You can live (actually LIVE) through your own travels. No need to do it vicariously through others.
I’ve had many people tell me over the years that they live vicariously through my travel photos that I post on Facebook. While that’s fine for people who have not chosen a life of travel and who don’t really want to leave the comfort of their own homes, it’s not fine for me. I want to live every day to the fullest and even though I can’t travel full time because of work, I want to use every second of my leave time going somewhere, seeing something and truly living.
You will find yourself in hilarious, terrifying, awkward and just downright laughable situations that you will later realize where the times you felt the most alive in your entire life.

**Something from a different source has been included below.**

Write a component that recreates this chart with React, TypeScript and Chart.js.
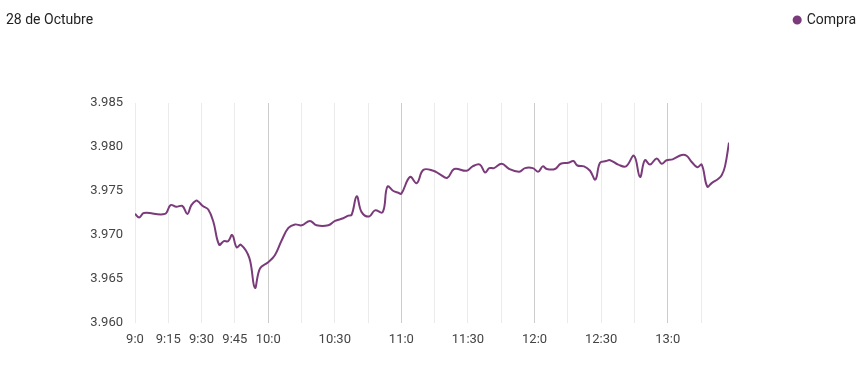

When Nick & I were driving through Kruger National Park a few years ago in South Africa, we were in a rush to get out of the park before closing but got waylaid by a pack of elephants that were hanging out on the road, blocking our path. We ended up being 30 minutes past closing time and had to explain to the park rangers that the elephants made us do it. In Thailand, we were walking around Chiang Mai one afternoon in the sweltering heat and stopped to ask for directions from a local. While he was talking, Nick’s $5 cheapo sunglasses we bought to replace the nice ones he left at home started to literally melt off his face and fall in pieces to the ground. He somehow maintained a straight face as he intently listened to the directions, but I couldn’t keep from laughing.
These are just a few of the benefits of traveling that I’ve realized over the years. I know there are a million more intangible benefits that are impossible to convey. I hope, if anything, you’re inspired to travel more yourself and spread the joy that you received from your travels.